Produce a word-for-word copy of the listing below without its pictures.

## Start Supplied data

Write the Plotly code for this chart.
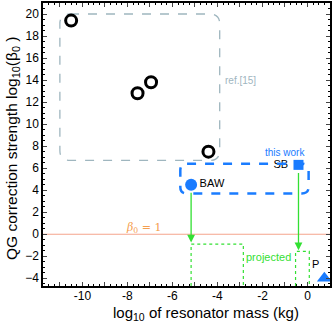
import plotly.graph_objects as go

# data
ref_x = [-10.5, -7.55, -6.95, -4.4]
ref_y = [19.4, 12.8, 13.8, 7.5]

baw_x, baw_y = [-5.17], [4.5]
sb_x, sb_y = [-0.4], [6.3]
p_x, p_y = [0.75], [-4.0]

# projected values (arrow tips)
proj_x = [-5.17, -0.4]
proj_y = [-0.75, -1.45]

GREEN = "#33e033"
BLUE = "#1a7cff"
GRAY = "#9fb6bf"


def rounded_path(x0, x1, y0, y1, rx, ry):
    return (f"M {x0+rx},{y1} L {x1-rx},{y1} Q {x1},{y1} {x1},{y1-ry} "
            f"L {x1},{y0+ry} Q {x1},{y0} {x1-rx},{y0} L {x0+rx},{y0} "
            f"Q {x0},{y0} {x0},{y0+ry} L {x0},{y1-ry} Q {x0},{y1} {x0+rx},{y1} Z")


fig = go.Figure()

fig.add_trace(go.Scatter(
    x=ref_x, y=ref_y, mode="markers",
    marker=dict(symbol="circle-open", size=11, color="black", line=dict(width=3, color="black")),
))
fig.add_trace(go.Scatter(
    x=baw_x, y=baw_y, mode="markers+text", text=["BAW"], textposition="middle right",
    textfont=dict(size=11, color="black"),
    marker=dict(symbol="circle", size=12, color=BLUE),
))
fig.add_trace(go.Scatter(
    x=sb_x, y=sb_y, mode="markers+text", text=["SB "], textposition="middle left",
    textfont=dict(size=11, color="black"),
    marker=dict(symbol="square", size=10, color=BLUE),
))
fig.add_trace(go.Scatter(
    x=p_x, y=p_y, mode="markers",
    marker=dict(symbol="triangle-up", size=13, color=BLUE),
))

shapes = [
    # beta_0 = 1 line
    dict(type="line", xref="paper", x0=0, x1=1, yref="y", y0=0, y1=0,
         line=dict(color="#f5a58c", width=1.2), layer="below"),
    # ref.[15] region
    dict(type="path", path=rounded_path(-11.0, -3.9, 6.7, 20.0, 0.45, 0.9),
         line=dict(color=GRAY, width=1.3, dash="dash"), layer="below"),
    # this work region
    dict(type="path", path=rounded_path(-5.65, 0.05, 3.7, 6.4, 0.3, 0.6),
         line=dict(color=BLUE, width=2.5, dash="dash")),
    # projected boxes
    dict(type="path", path="M -5.17,-4.7 L -5.17,-0.9 L -2.85,-0.9 L -2.85,-4.7",
         line=dict(color=GREEN, width=1.2, dash="dot")),
    dict(type="path", path="M -0.53,-4.7 L -0.53,-1.55 L 0.08,-1.55 L 0.08,-4.7",
         line=dict(color=GREEN, width=1.2, dash="dot")),
]

annotations = [
    dict(x=-3.75, y=14.0, text="ref.[15]", showarrow=False, xanchor="left",
         font=dict(size=10, color=GRAY)),
    dict(x=0.0, y=6.75, text="this work", showarrow=False, xanchor="right", yanchor="bottom",
         font=dict(size=10, color=BLUE)),
    dict(x=-1.75, y=-2.1, text="projected", showarrow=False,
         font=dict(size=11, color=GREEN)),
    dict(x=-7.3, y=0.6, text="<i>β</i><sub>0</sub> = 1", showarrow=False,
         font=dict(size=11, color="#f5a050", family="DejaVu Serif")),
    dict(x=p_x[0] - 0.15, y=p_y[0] + 0.55, text="P", showarrow=False, xanchor="right",
         yanchor="bottom", font=dict(size=11, color="black")),
    # axis titles
    dict(xref="paper", yref="paper", x=0.568, y=-0.137, xanchor="center", yanchor="bottom",
         text="log<sub>10</sub> of resonator mass (kg)", showarrow=False, font=dict(size=15)),
    dict(xref="paper", yref="paper", x=-0.108, y=0.484, xanchor="center", yanchor="middle",
         textangle=-90, text="QG correction strength log<sub>10</sub>(β<sub>0</sub> )",
         showarrow=False, font=dict(size=15.5)),
]
for x0, y0, y1 in [(baw_x[0], baw_y[0], proj_y[0]), (sb_x[0], sb_y[0], proj_y[1])]:
    annotations.append(dict(
        x=x0, y=y1, ax=x0, ay=y0 - 0.6, xref="x", yref="y", axref="x", ayref="y",
        showarrow=True, arrowhead=2, arrowsize=1.2, arrowwidth=1.3, arrowcolor=GREEN, text="",
    ))

x_ticks = list(range(-11, 1))
y_ticks = list(range(-4, 21, 2))

fig.update_layout(
    width=332, height=325,
    margin=dict(l=43, r=2, t=3, b=39),
    plot_bgcolor="white", paper_bgcolor="white",
    showlegend=False,
    font=dict(family="Liberation Sans, Arial", size=12, color="black"),
    shapes=shapes, annotations=annotations,
    xaxis=dict(
        range=[-11.75, 1.0], tickvals=x_ticks,
        ticktext=[str(v) if v % 2 == 0 else "" for v in x_ticks],
        ticks="inside", ticklen=4, tickwidth=1, mirror="allticks", showline=True,
        linecolor="black", linewidth=1.5, showgrid=False, zeroline=False, automargin=False,
        tickfont=dict(size=12), ticklabelstandoff=-2,
        minor=dict(dtick=0.25, ticks="inside", ticklen=2, tickcolor="black"),
    ),
    yaxis=dict(
        range=[-4.7, 21], tickvals=y_ticks,
        ticks="inside", ticklen=4, tickwidth=1, mirror="allticks", showline=True,
        linecolor="black", linewidth=1.5, showgrid=False, zeroline=False, automargin=False,
        tickfont=dict(size=12),
        minor=dict(dtick=0.5, ticks="inside", ticklen=2, tickcolor="black"),
    ),
)

# the page's default body margin would shift the figure by 8px
fig.write_html("out.html", config={"displayModeBar": False},
               post_script="document.body.style.margin='0';")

## End Supplied data

◆ **Task output**:
Write the Plotly code for this chart.
import plotly.graph_objects as go

# data
ref_x = [-10.5, -7.55, -6.95, -4.4]
ref_y = [19.4, 12.8, 13.8, 7.5]

baw_x, baw_y = [-5.17], [4.5]
sb_x, sb_y = [-0.4], [6.3]
p_x, p_y = [0.75], [-4.0]

# projected values (arrow tips)
proj_x = [-5.17, -0.4]
proj_y = [-0.75, -1.45]

GREEN = "#33e033"
BLUE = "#1a7cff"
GRAY = "#9fb6bf"


def rounded_path(x0, x1, y0, y1, rx, ry):
    return (f"M {x0+rx},{y1} L {x1-rx},{y1} Q {x1},{y1} {x1},{y1-ry} "
            f"L {x1},{y0+ry} Q {x1},{y0} {x1-rx},{y0} L {x0+rx},{y0} "
            f"Q {x0},{y0} {x0},{y0+ry} L {x0},{y1-ry} Q {x0},{y1} {x0+rx},{y1} Z")


fig = go.Figure()

fig.add_trace(go.Scatter(
    x=ref_x, y=ref_y, mode="markers",
    marker=dict(symbol="circle-open", size=11, color="black", line=dict(width=3, color="black")),
))
fig.add_trace(go.Scatter(
    x=baw_x, y=baw_y, mode="markers+text", text=["BAW"], textposition="middle right",
    textfont=dict(size=11, color="black"),
    marker=dict(symbol="circle", size=12, color=BLUE),
))
fig.add_trace(go.Scatter(
    x=sb_x, y=sb_y, mode="markers+text", text=["SB "], textposition="middle left",
    textfont=dict(size=11, color="black"),
    marker=dict(symbol="square", size=10, color=BLUE),
))
fig.add_trace(go.Scatter(
    x=p_x, y=p_y, mode="markers",
    marker=dict(symbol="triangle-up", size=13, color=BLUE),
))

shapes = [
    # beta_0 = 1 line
    dict(type="line", xref="paper", x0=0, x1=1, yref="y", y0=0, y1=0,
         line=dict(color="#f5a58c", width=1.2), layer="below"),
    # ref.[15] region
    dict(type="path", path=rounded_path(-11.0, -3.9, 6.7, 20.0, 0.45, 0.9),
         line=dict(color=GRAY, width=1.3, dash="dash"), layer="below"),
    # this work region
    dict(type="path", path=rounded_path(-5.65, 0.05, 3.7, 6.4, 0.3, 0.6),
         line=dict(color=BLUE, width=2.5, dash="dash")),
    # projected boxes
    dict(type="path", path="M -5.17,-4.7 L -5.17,-0.9 L -2.85,-0.9 L -2.85,-4.7",
         line=dict(color=GREEN, width=1.2, dash="dot")),
    dict(type="path", path="M -0.53,-4.7 L -0.53,-1.55 L 0.08,-1.55 L 0.08,-4.7",
         line=dict(color=GREEN, width=1.2, dash="dot")),
]

annotations = [
    dict(x=-3.75, y=14.0, text="ref.[15]", showarrow=False, xanchor="left",
         font=dict(size=10, color=GRAY)),
    dict(x=0.0, y=6.75, text="this work", showarrow=False, xanchor="right", yanchor="bottom",
         font=dict(size=10, color=BLUE)),
    dict(x=-1.75, y=-2.1, text="projected", showarrow=False,
         font=dict(size=11, color=GREEN)),
    dict(x=-7.3, y=0.6, text="<i>β</i><sub>0</sub> = 1", showarrow=False,
         font=dict(size=11, color="#f5a050", family="DejaVu Serif")),
    dict(x=p_x[0] - 0.15, y=p_y[0] + 0.55, text="P", showarrow=False, xanchor="right",
         yanchor="bottom", font=dict(size=11, color="black")),
    # axis titles
    dict(xref="paper", yref="paper", x=0.568, y=-0.137, xanchor="center", yanchor="bottom",
         text="log<sub>10</sub> of resonator mass (kg)", showarrow=False, font=dict(size=15)),
    dict(xref="paper", yref="paper", x=-0.108, y=0.484, xanchor="center", yanchor="middle",
         textangle=-90, text="QG correction strength log<sub>10</sub>(β<sub>0</sub> )",
         showarrow=False, font=dict(size=15.5)),
]
for x0, y0, y1 in [(baw_x[0], baw_y[0], proj_y[0]), (sb_x[0], sb_y[0], proj_y[1])]:
    annotations.append(dict(
        x=x0, y=y1, ax=x0, ay=y0 - 0.6, xref="x", yref="y", axref="x", ayref="y",
        showarrow=True, arrowhead=2, arrowsize=1.2, arrowwidth=1.3, arrowcolor=GREEN, text="",
    ))

x_ticks = list(range(-11, 1))
y_ticks = list(range(-4, 21, 2))

fig.update_layout(
    width=332, height=325,
    margin=dict(l=43, r=2, t=3, b=39),
    plot_bgcolor="white", paper_bgcolor="white",
    showlegend=False,
    font=dict(family="Liberation Sans, Arial", size=12, color="black"),
    shapes=shapes, annotations=annotations,
    xaxis=dict(
        range=[-11.75, 1.0], tickvals=x_ticks,
        ticktext=[str(v) if v % 2 == 0 else "" for v in x_ticks],
        ticks="inside", ticklen=4, tickwidth=1, mirror="allticks", showline=True,
        linecolor="black", linewidth=1.5, showgrid=False, zeroline=False, automargin=False,
        tickfont=dict(size=12), ticklabelstandoff=-2,
        minor=dict(dtick=0.25, ticks="inside", ticklen=2, tickcolor="black"),
    ),
    yaxis=dict(
        range=[-4.7, 21], tickvals=y_ticks,
        ticks="inside", ticklen=4, tickwidth=1, mirror="allticks", showline=True,
        linecolor="black", linewidth=1.5, showgrid=False, zeroline=False, automargin=False,
        tickfont=dict(size=12),
        minor=dict(dtick=0.5, ticks="inside", ticklen=2, tickcolor="black"),
    ),
)

# the page's default body margin would shift the figure by 8px
fig.write_html("out.html", config={"displayModeBar": False},
               post_script="document.body.style.margin='0';")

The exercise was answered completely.